A stray hardcoded model string in some helper I forgot about shows up the moment the served model does not match what I expect.

Log the usage while you are at it

Since you are already logging the model, log response.usage in the same line. It gives you input_tokens, output_tokens, and the cache fields. That single structured log line becomes your cost dashboard: which task type, which model, how many tokens, how much was served from cache. Three fields you will want eventually, captured for free now.

const { input_tokens, output_tokens, cache_read_input_tokens } = response.usage;
logger.info({ model: response.model, input_tokens, output_tokens, cache_read_input_tokens }, "llm");

The habit

It costs one line and a structured logger. It catches silent model fallbacks, config drift, routing bugs, cost spikes, and incomplete migrations. The unifying theme is that what you asked for and what you got are different facts, and only one of them is in your code. The other is in the response. Read it, log it, and you will know things about your LLM usage that would otherwise only surface as a confusing bill or a quality regression with no explanation.

Top comments (2)

Alex Shev • Jun 22

Logging the actual response model is such a small habit, but it changes debugging completely. Without it, latency, quality, and cost regressions all get blamed on "the prompt" even when the real cause was routing or fallback behavior.

Mike Czerwinski • Jun 22

Logging response.model turns the smallest possible deterministic gate against autonomous-system drift into a habit that costs nothing — and the Fable 5 fallback example is the one that makes it sharp. The cases that crash are easy. The cases that quietly produce plausible output of the wrong quality are the ones that need this log most. Quality regression with no apparent cause is the signature of a silent substitution upstream, exactly where the harder failure mode lives.

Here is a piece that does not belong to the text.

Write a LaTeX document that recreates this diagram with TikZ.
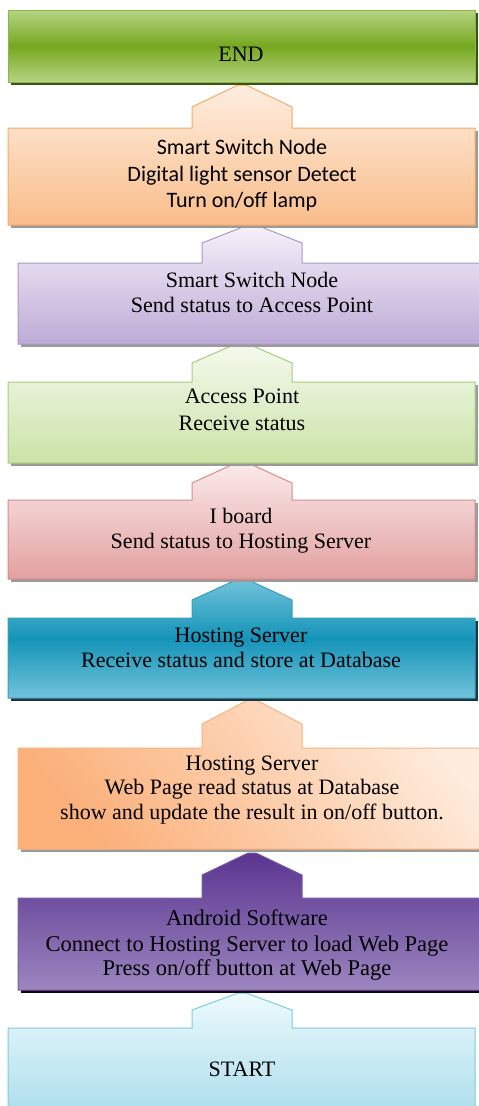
\documentclass[tikz,border=0pt]{standalone}
\usepackage{fontspec}
\setmainfont{Liberation Serif}
\newfontfamily\calfont{Carlito}
\definecolor{gEndA}{HTML}{B6D383}
\definecolor{gEndB}{HTML}{76A81F}
\definecolor{gEndE}{HTML}{8DB64A}
\definecolor{gEndS}{HTML}{3A5412}
\definecolor{orA}{HTML}{FEEEE0}
\definecolor{orB}{HTML}{F9BD8A}
\definecolor{orE}{HTML}{F7AA66}
\definecolor{lvA}{HTML}{F6F1FA}
\definecolor{lvB}{HTML}{BDABD6}
\definecolor{lvE}{HTML}{AC97C8}
\definecolor{grA}{HTML}{F5FAEE}
\definecolor{grB}{HTML}{CBE2A7}
\definecolor{grE}{HTML}{A9CC7C}
\definecolor{pkA}{HTML}{FCEBEB}
\definecolor{pkB}{HTML}{E2A0A0}
\definecolor{pkE}{HTML}{D98A8A}
\definecolor{tlA}{HTML}{72C3DA}
\definecolor{tlB}{HTML}{1494B9}
\definecolor{tlE}{HTML}{3A9DBD}
\definecolor{tlS}{HTML}{1C3444}
\definecolor{o2A}{HTML}{FBB07A}
\definecolor{o2B}{HTML}{FEEDDF}
\definecolor{o2E}{HTML}{F9B27A}
\definecolor{puA}{HTML}{5A3490}
\definecolor{puB}{HTML}{9C86BF}
\definecolor{puE}{HTML}{7A5CA6}
\definecolor{puS}{HTML}{0C0416}
\definecolor{blA}{HTML}{EDFAFD}
\definecolor{blB}{HTML}{A6DBEA}
\definecolor{blE}{HTML}{7ECCE0}
\definecolor{shGray}{HTML}{9A9A9A}
% #1 style, #2 x1, #3 x2, #4 top, #5 bottom, #6 tab centre, #7 shoulder y, #8 tip y, #9 shadow colour
\newcommand\tabbox[9]{%
  \fill[#9] (#2+3,#4+3) rectangle (#3+3,#5+3);
  \shadedraw[#1, line width=1bp, line join=miter]
    (#2,#4) -- (#6-50,#4) -- (#6-50,#7) -- (#6-4,#8) -- (#6+4,#8)
    -- (#6+50,#7) -- (#6+50,#4) -- (#3,#4) -- (#3,#5) -- (#2,#5) -- cycle;
}
\begin{document}
\begin{tikzpicture}[x=1bp,y=-1bp,
  txt/.style={anchor=base, inner sep=0pt, text=black,
    font=\fontsize{22.1}{25}\selectfont},
  btxt/.style={anchor=base, inner sep=0pt, text=black,
    font=\fontsize{22.6}{25}\selectfont},
  ctxt/.style={anchor=base, inner sep=0pt, text=black,
    font=\calfont\fontsize{22.1}{25}\selectfont}]
\useasboundingbox (0,0) rectangle (479,1106);
\begin{scope}
\clip (0,0) rectangle (479,1106);
\fill[white] (0,0) rectangle (479,1106);
% START
\tabbox{top color=blA, bottom color=blB, draw=blE}{8}{475}{1028}{1125}{242}{1010}{993}{white}
% Android
\tabbox{top color=puA, bottom color=puB, draw=puE}{18}{495}{898}{990}{252}{875}{853}{puS}
% Hosting server web page
\tabbox{left color=o2A, right color=o2B, shading angle=130, draw=o2E}{18}{495}{748}{849}{252}{724}{700}{shGray}
% Hosting server receive
\tabbox{top color=tlA, bottom color=tlA, middle color=tlB, draw=tlE}{8}{475}{618}{698}{242}{600}{579}{tlS}
% I board
\tabbox{top color=pkA, bottom color=pkB, draw=pkE}{8}{475}{500}{579}{242}{483}{462}{shGray}
% Access point
\tabbox{top color=grA, bottom color=grB, draw=grE}{8}{475}{382}{463}{242}{363}{343}{shGray}
% Smart switch send
\tabbox{top color=lvA, bottom color=lvB, draw=lvE}{18}{495}{263}{344}{252}{243}{225}{shGray}
% Smart switch detect
\tabbox{top color=orA, bottom color=orB, draw=orE}{8}{475}{128}{225}{242}{107}{85}{shGray}
% END
\fill[gEndS] (11,13) rectangle (478,85);
\shadedraw[top color=gEndA, bottom color=gEndA, middle color=gEndB, draw=gEndE, line width=1bp]
  (8,10) rectangle (475,82);
\end{scope}
% texts
\node[txt] (tEnd) at (241,61) {END};
\node[ctxt] (t2a) at (242,154) {Smart Switch Node};
\node[ctxt] (t2b) at (242,181) {Digital light sensor Detect};
\node[ctxt] (t2c) at (242,207) {Turn on/off lamp};
\node[txt] (t3a) at (252,287) {Smart Switch Node};
\node[txt] (t3b) at (252,312) {Send status to Access Point};
\node[txt] (t4a) at (242,403) {Access Point};
\node[txt] (t4b) at (242,430) {Receive status};
\node[txt] (t5a) at (241,523) {I board};
\node[txt] (t5b) at (241,548) {Send status to Hosting Server};
\node[txt] (t6a) at (241,642) {Hosting Server};
\node[txt] (t6b) at (241,667) {Receive status and store at Database};
\node[txt] (t7a) at (252,770) {Hosting Server};
\node[txt] (t7b) at (252,794) {Web Page read status at Database};
\node[txt] (t7c) at (252,819) {show and update the result in on/off button.};
\node[btxt] (t8a) at (247,925) {Android Software};
\node[btxt] (t8b) at (247,951) {Connect to Hosting Server to load Web Page};
\node[btxt] (t8c) at (247,975) {Press on/off button at Web Page};
\node[txt] (tStart) at (242,1076) {START};
\end{tikzpicture}
\end{document}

The thing that turns it from "good practice" into structure is the assertion form: console.assert(r.model.startsWith("claude-opus-4-8")) doesn't depend on anyone remembering to read the log. That's the difference between "you'd notice eventually" and "the system tells you when reality drifted from intent." Same shape as audit logs in agent-security tooling, scaled down to a single field.

One extension worth naming: pair the served-model field with whatever spec the call was meant to satisfy. A served-model mismatch is one signal; a served-model mismatch on a call that was supposed to enforce a particular reasoning depth is the actually load-bearing alert. The 30-second debug story is real, but the same log structure becomes a drift detector against your own routing config over months, not minutes.